Après les événements du premier jour, la suite du procès se révèle tout aussi surréaliste, selon Acacio Pereira, qui couvrait alors le procès pour Le Monde. Trous percés à la hâte dans les vitres du box des prévenus pour leur permettre de communiquer avec leurs avocats, évacuation d’un prévenu après une bagarre avec les gardiens et monologue de Mohammed Chalabi, ces éléments sont tous rapportés par le journaliste : « Avec son physique de moudjahidin afghan et son accent de titi parisien, il harangue ses coprévenus, prend le public à témoin, dénonce les conditions du procès et toute l’instruction qui l’a précédé. »

Au quatrième jour du procès, les bancs continuent de se vider. Bruno Steinmann, le président, poursuit les débats malgré l’absence de la défense. Le 1er octobre, le collectif d’avocats déserteurs annonce, lors d’une conférence de presse au siège de la LDH, qu’il prolonge le boycott de ce « procès de masse » – la plupart viendront tout de même plaider avant l’issue du procès en janvier 1999.

Pour son réquisitoire, le procureur Bernard Fos demande des condamnations pour « tous les prévenus », sans tenir compte de l’audience. Heureusement, la décision finale tient peu compte de ses réquisitions. Excepté envers Kerrouche, Chalabi et Tacine, qui écopent chacun de huit ans ferme, avec interdiction définitive de territoire. Quelques subalternes sont condamnés à des peines allant de quatre à six ans. Mais pour le reste, rien. Sont prononcées 31 relaxes totales, de même que 51 relaxes sur le délit principal « d’associations de malfaiteurs ayant pour objet de préparer un acte terroriste ».

La une du journal de 20 heures de France 2, du 8 novembre 1994. Screenshot YouTube.

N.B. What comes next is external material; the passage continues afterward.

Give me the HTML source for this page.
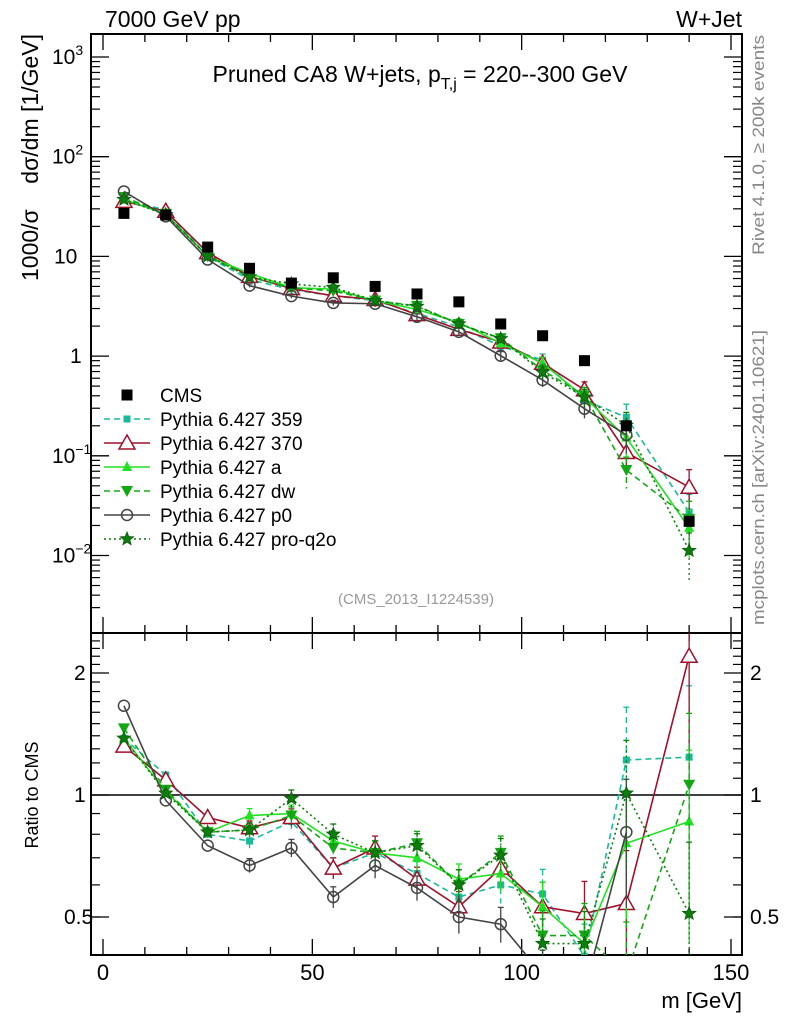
<!DOCTYPE html>
<html><head><meta charset="utf-8"><style>
body{margin:0;background:#fff}
svg{font-family:"Liberation Sans",sans-serif}
</style></head><body>
<svg id="c" width="786" height="1024" xmlns="http://www.w3.org/2000/svg"></svg>
<script>
const bins=[5,15,25,35,45,55,65,75,85,95,105,115,125,140];
const cms=[27,26,12.4,7.6,5.4,6.1,5.0,4.2,3.5,2.1,1.6,0.9,0.2,0.022];
const r359=[1.38,1.12,0.80,0.77,0.86,0.66,0.72,0.64,0.56,0.60,0.57,0.40,1.22,1.24];
const r370=[1.32,1.09,0.88,0.83,0.88,0.66,0.74,0.62,0.53,0.66,0.53,0.51,0.54,2.2];
const ra=[1.38,1.02,0.81,0.89,0.90,0.77,0.72,0.70,0.62,0.64,0.53,0.43,0.76,0.86];
const rdw=[1.46,1.03,0.81,0.82,0.89,0.74,0.72,0.76,0.60,0.72,0.45,0.45,0.36,1.06];
const rp0=[1.66,0.97,0.75,0.67,0.74,0.56,0.67,0.59,0.50,0.48,0.36,0.33,0.81,null];
const rq2o=[1.38,1.01,0.81,0.82,0.98,0.80,0.72,0.75,0.60,0.71,0.43,0.43,1.01,0.51];
const errFrac=[0.02,0.02,0.03,0.04,0.05,0.06,0.07,0.07,0.09,0.1,0.15,0.2,0.35,0.5];
const xTicks=[0,50,100,150];
const yTicksMain=[-2,-1,0,1,2,3];
const rTicks=[0.5,1,2];

const NS="http://www.w3.org/2000/svg",svg=document.getElementById('c');
const L=91,R=742,T=34,M=633,B=955;
const X=v=>103+(v)*(628/150);
const Y=v=>57+(3-Math.log10(v))*99.7;
const YR=v=>795-Math.log2(v)*122;
function el(t,a,p){const e=document.createElementNS(NS,t);for(const k in a)e.setAttribute(k,a[k]);(p||svg).appendChild(e);return e;}
function txt(x,y,s,a){const e=el('text',Object.assign({x:x,y:y,'font-size':20},a||{}));e.innerHTML=s;return e;}

const clipM=el('clipPath',{id:'cm'});el('rect',{x:L,y:T,width:R-L,height:M-T},clipM);
const clipR=el('clipPath',{id:'cr'});el('rect',{x:L,y:M,width:R-L,height:B-M},clipR);

const fm=el('rect',{x:L,y:T,width:R-L,height:M-T,fill:'none',stroke:'#000','stroke-width':2});

const fr=el('rect',{x:L,y:M,width:R-L,height:B-M,fill:'none',stroke:'#000','stroke-width':2});


for(let v=0;v<=150;v+=10){const maj=v%50==0,len=maj?16:8;
 [[T,1],[M,1],[B,-1],[M,-1]].forEach(([y0,d])=>el('line',{x1:X(v),x2:X(v),y1:y0,y2:y0+d*len,stroke:'#000','stroke-width':1.3}));}
xTicks.forEach(v=>{const t=txt(X(v),980,v,{'text-anchor':'middle','font-size':22});
 });
yTicksMain.forEach(p=>{const v=Math.pow(10,p);
 [[L,1],[R,-1]].forEach(([x0,d])=>el('line',{x1:x0,x2:x0+d*18,y1:Y(v),y2:Y(v),stroke:'#000','stroke-width':1.3}));
 for(let m=2;m<10;m++){const y=Y(v*m);if(y>T&&y<M)[[L,1],[R,-1]].forEach(([x0,d])=>el('line',{x1:x0,x2:x0+d*9,y1:y,y2:y,stroke:'#000','stroke-width':1.2}));}
 let lab=p==0?'1':p==1?'10':'10<tspan dy="-9" font-size="14">'+(p<0?'\u2212'+(-p):p)+'</tspan>';
 const t=txt(p>=2||p<0?52:(p==1?54:70),Y(v)+7,lab,{'font-size':21});
 });
for(let m=3;m<10;m++){const y=Y(0.001*m);if(y<M)[[L,1],[R,-1]].forEach(([x0,d])=>el('line',{x1:x0,x2:x0+d*9,y1:y,y2:y,stroke:'#000','stroke-width':1.2}));}
rTicks.forEach(v=>{[[L,1],[R,-1]].forEach(([x0,d])=>el('line',{x1:x0,x2:x0+d*18,y1:YR(v),y2:YR(v),stroke:'#000','stroke-width':1.3}));
 const s=String(v);
 const t1=txt(v==0.5?64:74,YR(v)+7,s,{'font-size':21});
 const t2=txt(750,YR(v)+7,s,{'font-size':21});});
[0.5,0.6,0.7,0.8,0.9,1.1,1.2,1.3,1.4,1.5,1.6,1.7,1.8,1.9,2.1,2.2,2.3,2.4].forEach(v=>{const y=YR(v);if(y>M&&y<B)[[L,1],[R,-1]].forEach(([x0,d])=>el('line',{x1:x0,x2:x0+d*9,y1:y,y2:y,stroke:'#000','stroke-width':1.2}));});
el('line',{x1:L,x2:R,y1:YR(1),y2:YR(1),stroke:'#000','stroke-width':1.5});

function marker(g,type,x,y,col){
 const s=5.5;
 if(type=='sq')el('rect',{x:x-s,y:y-s,width:2*s,height:2*s,fill:col},g);
 else if(type=='sqs')el('rect',{x:x-3.5,y:y-3.5,width:7,height:7,fill:col},g);
 else if(type=='tri')el('polygon',{points:`${x},${y-8} ${x-8},${y+6} ${x+8},${y+6}`,fill:'#fff',stroke:col,'stroke-width':1.5},g);
 else if(type=='trif')el('polygon',{points:`${x},${y-6} ${x-5},${y+4} ${x+5},${y+4}`,fill:col},g);
 else if(type=='tdn')el('polygon',{points:`${x},${y+6} ${x-6},${y-5} ${x+6},${y-5}`,fill:col},g);
 else if(type=='circ')el('circle',{cx:x,cy:y,r:5.5,fill:'#fff','fill-opacity':0,stroke:col,'stroke-width':1.5},g);
 else if(type=='star'){let p=[];for(let i=0;i<10;i++){const a=-Math.PI/2+i*Math.PI/5,rr=i%2?3:7;p.push((x+rr*Math.cos(a))+','+(y+rr*Math.sin(a)));}
  el('polygon',{points:p.join(' '),fill:col,stroke:'#0a5a0a','stroke-width':0.8},g);}
}
const models=[
 {n:'Pythia 6.427 359',r:r359,c:'#1ab99a',d:'6,4',m:'sqs',id:'359'},
 {n:'Pythia 6.427 370',r:r370,c:'#a0102a',d:'',m:'tri',id:'370'},
 {n:'Pythia 6.427 a',r:ra,c:'#22e022',d:'',m:'trif',id:'a'},
 {n:'Pythia 6.427 dw',r:rdw,c:'#13a813',d:'6,4',m:'tdn',id:'dw'},
 {n:'Pythia 6.427 p0',r:rp0,c:'#444',d:'',m:'circ',id:'p0'},
 {n:'Pythia 6.427 pro-q2o',r:rq2o,c:'#0d7d0d',d:'2,3',m:'star',id:'pro-q2o'}];
models.forEach(md=>{
 [['main',v=>Y(v),'cm',(i)=>md.r[i]*cms[i]],['ratio',v=>YR(v),'cr',(i)=>md.r[i]]].forEach(([panel,yf,cl,val])=>{
  const g=el('g',{'clip-path':`url(#${cl})`});
  
  const pts=[];bins.forEach((b,i)=>{if(md.r[i]!=null)pts.push([X(b),yf(val(i)),i]);});
  el('polyline',{points:pts.map(p=>p[0]+','+p[1]).join(' '),fill:'none',stroke:md.c,'stroke-width':1.6,'stroke-dasharray':md.d},g);
  pts.forEach(([x,y,i])=>{const v=val(i),e=errFrac[i];
   if(e>0.03){el('line',{x1:x,x2:x,y1:yf(v*(1+e)),y2:yf(Math.max(v*(1-e),1e-4)),stroke:md.c,'stroke-width':1.3,'stroke-dasharray':md.d},g);
    el('line',{x1:x-3,x2:x+3,y1:yf(v*(1+e)),y2:yf(v*(1+e)),stroke:md.c,'stroke-width':1.3},g);}
   marker(g,md.m,x,y,md.c);});
 });
});
const gc=el('g',{'clip-path':'url(#cm)'});
bins.forEach((b,i)=>marker(gc,'sq',X(b),Y(cms[i]),'#000'));

const lg=el('g',{});
const e0=el('g',{},lg);
marker(e0,'sq',127,395,'#000');e0.appendChild(txt(160,402,'CMS',{'font-size':19}));
models.forEach((md,k)=>{const y=419+k*24;const g=el('g',{},lg);
 
 el('line',{x1:104,x2:150,y1:y,y2:y,stroke:md.c,'stroke-width':1.6,'stroke-dasharray':md.d},g);
 marker(g,md.m,127,y,md.c);g.appendChild(txt(160,y+7,md.n,{'font-size':19}));});

let t;
t=txt(105,27,'7000 GeV pp',{'font-size':23});
t=txt(742,27,'W+Jet',{'font-size':23,'text-anchor':'end'});
t=txt(420,82,'Pruned CA8 W+jets, p<tspan dy="7" font-size="16">T,j</tspan><tspan dy="-7"> = 220--300 GeV</tspan>',{'font-size':23,'text-anchor':'middle'});

t=txt(416,604,'(CMS_2013_I1224539)',{'font-size':15,'text-anchor':'middle',fill:'#999'});
t=txt(0,0,'1000/σ&#160;&#160;&#160;&#160;dσ/dm [1/GeV]',{'font-size':23,'text-anchor':'end',transform:'translate(38,34) rotate(-90)'});

t=txt(0,0,'Ratio to CMS',{'font-size':18,'text-anchor':'middle',transform:'translate(38,795) rotate(-90)'});

t=txt(742,1008,'m [GeV]',{'font-size':22,'text-anchor':'end'});
t=txt(0,0,'Rivet 4.1.0, ≥ 200k events',{'font-size':17,fill:'#888','text-anchor':'end',textLength:220,lengthAdjust:'spacingAndGlyphs',transform:'translate(764,35) rotate(-90)'});

t=txt(0,0,'mcplots.cern.ch [arXiv:2401.10621]',{'font-size':17,fill:'#888','text-anchor':'end',textLength:295,lengthAdjust:'spacingAndGlyphs',transform:'translate(764,330) rotate(-90)'});

</script>
</body></html>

Cette décision courageuse sonne comme une promotion pour Bruno Steinmann. Ce dernier a en effet tenu la barque pendant quatre mois d’audiences mouvementées. De son côté, le procureur Bernard Fos se confie à l’issue de l’audience sur son rôle de punching-ball. « C’est moi qui viens faire le porteur d’eau des conneries de Bruguière et c’est moi qui m’en prends plein la gueule dans la presse », ironise-t-il.

Mais le fiasco du procès ne s’arrête pas là. Il se poursuit jusqu’à la réparation des torts causés. Avec près de 100 personnes innocentées et une cinquantaine d’années de préventive injustifiées, l’État se devait de faire quelque chose. En novembre 2000, une commission d’indemnisation siégeant à la Cour de cassation verse 300 000 euros aux 22 personnes incarcérées à tort. Une somme dérisoire, comparée aux millions d’euros déboursés cinq ans plus tard pour les victimes du procès Outreau.

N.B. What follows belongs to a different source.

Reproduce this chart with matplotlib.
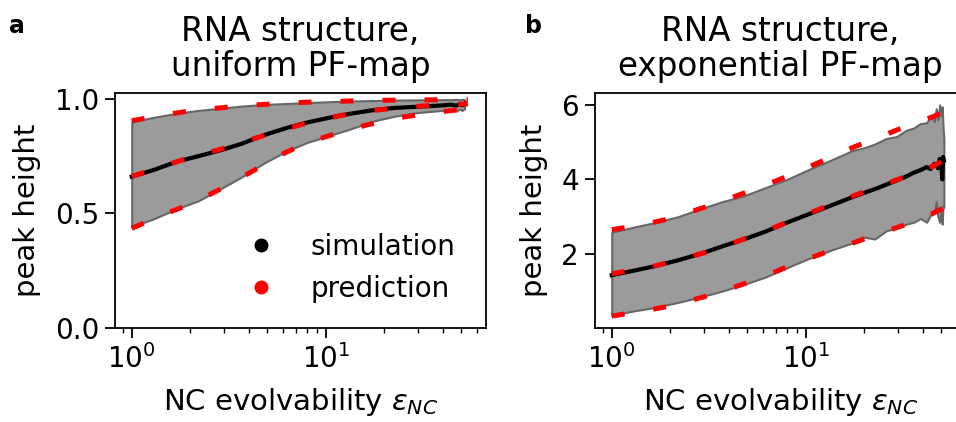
import numpy as np
import matplotlib.pyplot as plt
from matplotlib.lines import Line2D

# ---- panel a: uniform PF-map ----
x_sim_a = [1, 1.3, 1.7, 2.2, 2.9, 3.7, 4.8, 6.2, 8, 10.4, 13.5, 17.5, 22.7,
           29.4, 35, 40, 44, 47, 49, 50.5, 52]
mean_sim_a = [0.661, 0.690, 0.726, 0.750, 0.777, 0.805, 0.842, 0.872, 0.897,
              0.918, 0.936, 0.951, 0.961, 0.966, 0.969, 0.972, 0.975, 0.971,
              0.976, 0.972, 0.979]
upper_sim_a = [0.900, 0.920, 0.937, 0.950, 0.960, 0.969, 0.976, 0.980, 0.984,
               0.988, 0.991, 0.993, 0.995, 0.996, 0.996, 0.997, 0.997, 0.998,
               0.996, 0.998, 0.997]
lower_sim_a = [0.442, 0.477, 0.520, 0.555, 0.610, 0.660, 0.720, 0.770, 0.810,
               0.840, 0.870, 0.903, 0.925, 0.940, 0.946, 0.950, 0.954, 0.948,
               0.955, 0.950, 0.958]

x_pred_a = [1, 1.5, 2, 3, 4, 6, 8, 12, 16, 24, 32, 45, 54]
mean_pred_a = [0.662, 0.710, 0.745, 0.785, 0.820, 0.865, 0.895, 0.928, 0.946,
               0.962, 0.970, 0.976, 0.978]
upper_pred_a = [0.905, 0.932, 0.948, 0.963, 0.972, 0.981, 0.986, 0.990, 0.993,
                0.995, 0.996, 0.997, 0.997]
lower_pred_a = [0.435, 0.500, 0.540, 0.615, 0.675, 0.760, 0.810, 0.855, 0.885,
                0.918, 0.935, 0.950, 0.955]

# ---- panel b: exponential PF-map ----
x_sim_b = [1, 1.3, 1.7, 2.2, 2.9, 3.7, 4.8, 6.2, 8, 10.4, 13.5, 17.5, 20, 22.7,
           26, 29.4, 33, 36, 39, 42, 44, 46, 47, 48, 49, 50, 50.5, 51, 51.5]
mean_sim_b = [1.43, 1.55, 1.68, 1.83, 2.01, 2.20, 2.39, 2.60, 2.84, 3.07, 3.30,
              3.53, 3.64, 3.74, 3.86, 3.97, 4.08, 4.18, 4.25, 4.33, 4.28, 4.42,
              4.40, 4.30, 4.55, 4.45, 4.00, 4.60, 4.50]
upper_sim_b = [2.58, 2.72, 2.85, 3.00, 3.22, 3.40, 3.56, 3.78, 4.00, 4.27, 4.52,
               4.78, 4.85, 4.95, 5.10, 5.15, 5.32, 5.38, 5.50, 5.52, 5.70, 5.55,
               5.90, 5.60, 6.00, 5.70, 5.95, 5.40, 5.10]
lower_sim_b = [0.35, 0.47, 0.57, 0.70, 0.85, 1.00, 1.18, 1.38, 1.63, 1.88, 2.10,
               2.30, 2.45, 2.40, 2.62, 2.70, 2.80, 2.85, 2.95, 2.85, 3.05, 3.10,
               3.40, 3.00, 2.85, 3.20, 2.80, 3.30, 3.25]

x_pred_b = [1, 1.5, 2, 3, 4, 6, 8, 12, 16, 24, 32, 45, 52]
mean_pred_b = [1.47, 1.62, 1.78, 2.03, 2.25, 2.58, 2.85, 3.22, 3.48, 3.82, 4.06,
               4.35, 4.52]
upper_pred_b = [2.65, 2.80, 2.95, 3.25, 3.48, 3.82, 4.08, 4.48, 4.78, 5.14, 5.40,
                5.68, 5.82]
lower_pred_b = [0.33, 0.48, 0.60, 0.85, 1.05, 1.38, 1.65, 2.00, 2.22, 2.55, 2.77,
                3.08, 3.25]

titles = ["RNA structure,\nuniform PF-map", "RNA structure,\nexponential PF-map"]
panel_letters = ["a", "b"]

fig = plt.figure(figsize=(9.56, 4.22), dpi=100)
ax_a = fig.add_axes([0.1203, 0.2227, 0.3881, 0.5569])
ax_b = fig.add_axes([0.6224, 0.2227, 0.3881, 0.5569])

panels = [
    (ax_a, x_sim_a, mean_sim_a, lower_sim_a, upper_sim_a,
     x_pred_a, mean_pred_a, lower_pred_a, upper_pred_a),
    (ax_b, x_sim_b, mean_sim_b, lower_sim_b, upper_sim_b,
     x_pred_b, mean_pred_b, lower_pred_b, upper_pred_b),
]

for i, (ax, xs, ms, ls, us, xp, mp, lp, up) in enumerate(panels):
    # simulation band + mean
    ax.fill_between(xs, ls, us, facecolor="#9b9b9b", edgecolor="#666666",
                    linewidth=1.5, zorder=1)
    ax.plot(xs, ms, color="k", linewidth=3.0, zorder=2)
    # prediction (dashed red)
    for yp in (mp, lp, up):
        ax.plot(xp, yp, color="red", linewidth=3.6, dashes=(2.6, 5.8),
                dash_capstyle="butt", zorder=3)

    ax.set_xscale("log")
    ax.set_xlim(0.82, 67)
    ax.set_title(titles[i], fontsize=23.5, pad=12, linespacing=1.1)
    ax.set_xlabel(r"NC evolvability $\varepsilon_{NC}$", fontsize=21, labelpad=9)
    ax.set_ylabel("peak height", fontsize=21, labelpad=10)
    ax.tick_params(axis="both", which="major", labelsize=20, length=7,
                   width=1.3, pad=4.5)
    ax.tick_params(axis="x", which="minor", length=3.8, width=1.0)
    for sp in ax.spines.values():
        sp.set_linewidth(1.3)

ax_a.set_ylim(0, 1.026)
ax_a.set_yticks([0.0, 0.5, 1.0])
ax_b.set_ylim(0.01, 6.32)
ax_b.set_yticks([2, 4, 6])

handles = [
    Line2D([], [], marker="o", linestyle="", color="k", markersize=9),
    Line2D([], [], marker="o", linestyle="", color="red", markersize=9),
]
ax_a.legend(handles, ["simulation", "prediction"], loc="lower right",
            fontsize=20, frameon=False, bbox_to_anchor=(0.985, 0.0))

fig.text(0.009, 1 - 33 / 422, panel_letters[0], fontsize=17, fontweight="bold")
fig.text(0.549, 1 - 33 / 422, panel_letters[1], fontsize=17, fontweight="bold")

fig.savefig("out.png", dpi=100)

À l’heure des bilans, plusieurs conclusions s’imposent. L’affaire Chalabi a mis en crise le système antiterroriste français dans son ensemble. Et dans ses pratiques, tout d’abord. « Le principe du filet à mailles très serrées, c’est que tu ramènes autant les requins que les coquillages », résume le journaliste Thierry Lévêque, qui consacre plusieurs pages de son livre Boulevard du crime à ce scandale judiciaire. Dans ses fondements, ensuite : « On demande à la justice de faire non pas sa mission de répression des infractions, mais de prévenir celles qui risqueraient d’être commises. C’est vertigineux – c’est Minority Report », poursuit-il. Que dire en effet de l’arrestation pour le moins abusive de cette fonctionnaire qui a passé quatre mois à Fresnes pour avoir prêté son appartement à son ex-gendre, lequel l’avait à son tour prêté à un « barbu » ?

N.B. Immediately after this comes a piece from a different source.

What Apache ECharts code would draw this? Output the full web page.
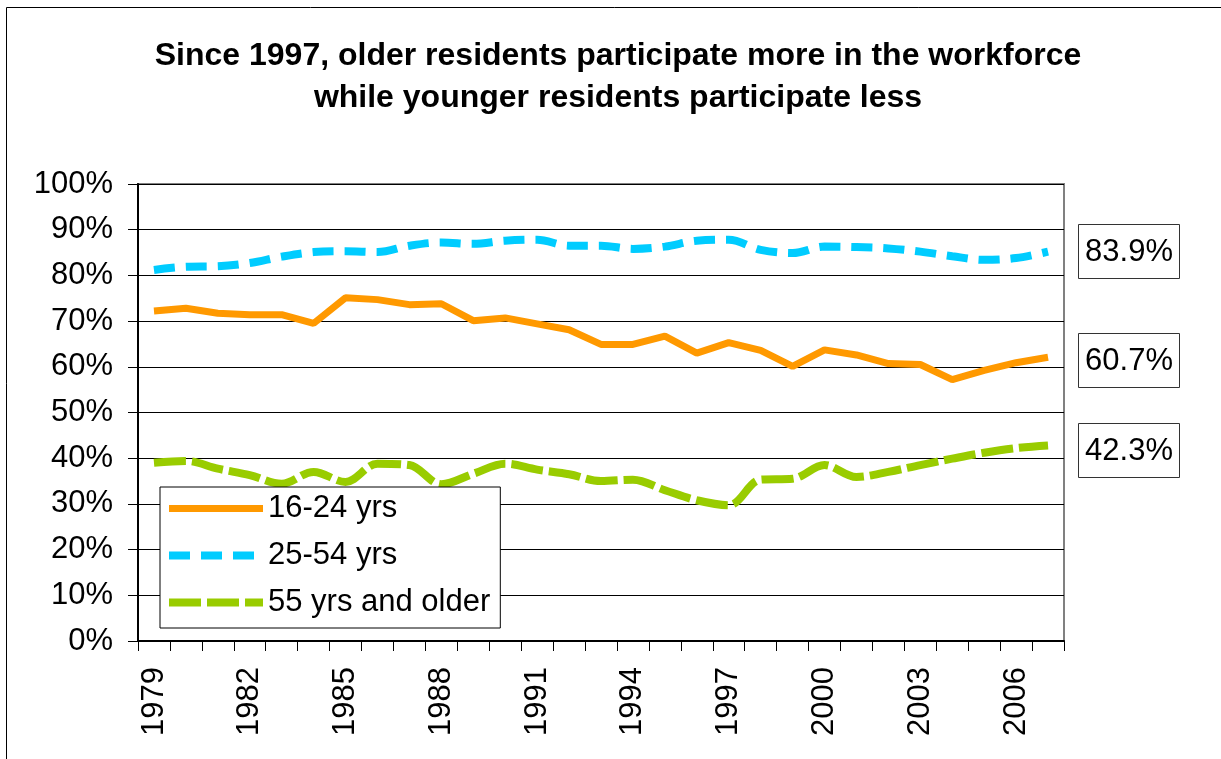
<!DOCTYPE html>
<html lang="en">
<head>
    <meta charset="utf-8">
    <title>Labor force participation by age</title>
    <style>
        html, body { margin: 0; padding: 0; background: #fff; }
    </style>
</head>
<body>
    <div id="main" style="width:1221px;height:759px;"></div>
    <script src="https://cdn.jsdelivr.net/npm/echarts@6/dist/echarts.min.js"></script>
    <script type="text/javascript">
        var myChart = echarts.init(document.getElementById('main'));

        // data
        var years = ['1979','1980','1981','1982','1983','1984','1985','1986','1987','1988',
                     '1989','1990','1991','1992','1993','1994','1995','1996','1997','1998',
                     '1999','2000','2001','2002','2003','2004','2005','2006','2007'];
        var young = [72.2,72.8,71.7,71.4,71.4,69.5,75.1,74.7,73.6,73.8,
                     70.1,70.7,69.4,68.1,64.9,64.9,66.7,63.0,65.3,63.6,
                     60.1,63.7,62.6,60.7,60.5,57.2,59.2,60.9,62.1];
        var prime = [81.2,81.9,82.0,82.7,84.1,85.1,85.3,85.1,86.5,87.2,
                     86.9,87.6,87.8,86.5,86.5,85.8,86.3,87.6,87.8,85.6,
                     84.9,86.3,86.2,85.9,85.2,84.2,83.4,83.8,85.2];
        var older = [39.0,39.4,37.7,36.3,34.4,37.0,34.8,38.8,38.5,34.3,
                     36.6,38.8,37.5,36.5,35.0,35.3,33.0,30.8,29.7,35.3,
                     35.5,38.5,35.9,37.0,38.5,39.9,41.2,42.2,42.8];
        var seriesNames = ['16-24 yrs', '25-54 yrs', '55 yrs and older'];
        var noteLabels = ['83.9%', '60.7%', '42.3%'];

        var font = 'Liberation Sans, Arial, sans-serif';

        // annotation boxes on the right
        var noteY = [224, 333, 423];
        var notes = [];
        noteLabels.forEach(function (t, i) {
            notes.push({
                type: 'rect',
                shape: { x: 1078.5, y: noteY[i] + 0.5, width: 101, height: 54 },
                style: { fill: '#fff', stroke: '#333', lineWidth: 1 }
            });
            notes.push({
                type: 'text',
                style: {
                    x: 1129, y: noteY[i] + 28,
                    text: t,
                    font: '31px ' + font,
                    fill: '#000',
                    align: 'center',
                    verticalAlign: 'middle'
                }
            });
        });

        var option = {
            backgroundColor: '#fff',
            animation: false,
            title: {
                text: 'Since 1997, older residents participate more in the workforce\nwhile younger residents participate less',
                left: 613,
                top: 30,
                textAlign: 'center',
                textStyle: {
                    color: '#000',
                    fontFamily: font,
                    fontSize: 32,
                    fontWeight: 'bold',
                    lineHeight: 42
                }
            },
            graphic: [{
                type: 'rect',
                shape: { x: 6.5, y: 7.5, width: 1240, height: 800 },
                style: { fill: 'none', stroke: '#000', lineWidth: 1 },
                z: 0
            }].concat(notes),
            legend: {
                orient: 'vertical',
                left: 160,
                top: 487,
                itemWidth: 94,
                itemHeight: 30,
                itemGap: 16,
                padding: [6, 10, 10, 5],
                backgroundColor: '#fff',
                borderColor: '#000',
                borderWidth: 1,
                itemStyle: { opacity: 0 },
                lineStyle: { width: 'inherit' },
                textStyle: {
                    color: '#000',
                    fontFamily: font,
                    fontSize: 31
                },
                data: seriesNames
            },
            grid: {
                show: true,
                left: 138,
                right: 157,
                top: 184,
                bottom: 118,
                borderColor: '#808080',
                borderWidth: 2,
                containLabel: false
            },
            xAxis: {
                type: 'category',
                data: years,
                boundaryGap: true,
                axisLine: { lineStyle: { color: '#000', width: 2 } },
                axisTick: { show: true, interval: 0, length: 10, lineStyle: { color: '#000' } },
                axisLabel: {
                    interval: 2,
                    rotate: 90,
                    margin: 26,
                    color: '#000',
                    fontFamily: font,
                    fontSize: 31
                },
                splitLine: { show: false }
            },
            yAxis: {
                type: 'value',
                min: 0,
                max: 100,
                interval: 10,
                axisLine: { show: true, lineStyle: { color: '#000', width: 2 } },
                axisTick: { show: true, length: 10, lineStyle: { color: '#000' } },
                axisLabel: {
                    formatter: '{value}%',
                    margin: 25,
                    color: '#000',
                    fontFamily: font,
                    fontSize: 31
                },
                splitLine: { show: true, lineStyle: { color: '#000', width: 1 } }
            },
            series: [{
                name: seriesNames[0],
                type: 'line',
                data: young,
                symbol: 'none',
                itemStyle: { color: '#FF9900' },
                lineStyle: { color: '#FF9900', width: 7 }
            }, {
                name: seriesNames[1],
                type: 'line',
                data: prime,
                symbol: 'none',
                smooth: 0.35,
                itemStyle: { color: '#00CCFF' },
                lineStyle: { color: '#00CCFF', width: 8, type: [21, 11] }
            }, {
                name: seriesNames[2],
                type: 'line',
                data: older,
                symbol: 'none',
                smooth: 0.35,
                itemStyle: { color: '#99CC00' },
                lineStyle: { color: '#99CC00', width: 8, type: [32, 6] }
            }]
        };
        myChart.setOption(option);
    </script>
</body>
</html>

Pour Lévêque, le problème va forcément se reposer à l’avenir. Car bien sûr, de nombreux procès s’ouvriront dans les mois à venir pour juger les djihadistes partis sur le sol syrien. « Le problème va se reposer quand on va rejuger la filière syrienne, avec plusieurs centaines de détenus dans des dizaines de dossiers », dit-il. Bien souvent, il s’agit d’une simple intention (ou une participation à des réunions en vue) de partir en Syrie. Emprisonner ces gens, même si on estime que c’est nécessaire, n’enlève en rien le problème de définition d’un délit. « On a reculé le curseur. Et plus il y a d’attentats, plus la pression politique s’exerce pour qu’on recule encore le curseur » conclut Thierry Lévêque.

Que faire alors ? Créer une zone de non-droit sur une île pour parquer des types au seul prétexte de leur dangerosité potentielle ? Certains adeptes de la surenchère punitive ne verraient pas d’un mauvais œil un Guantánamo à la française. Pour les autres, il y a du pain sur la planche.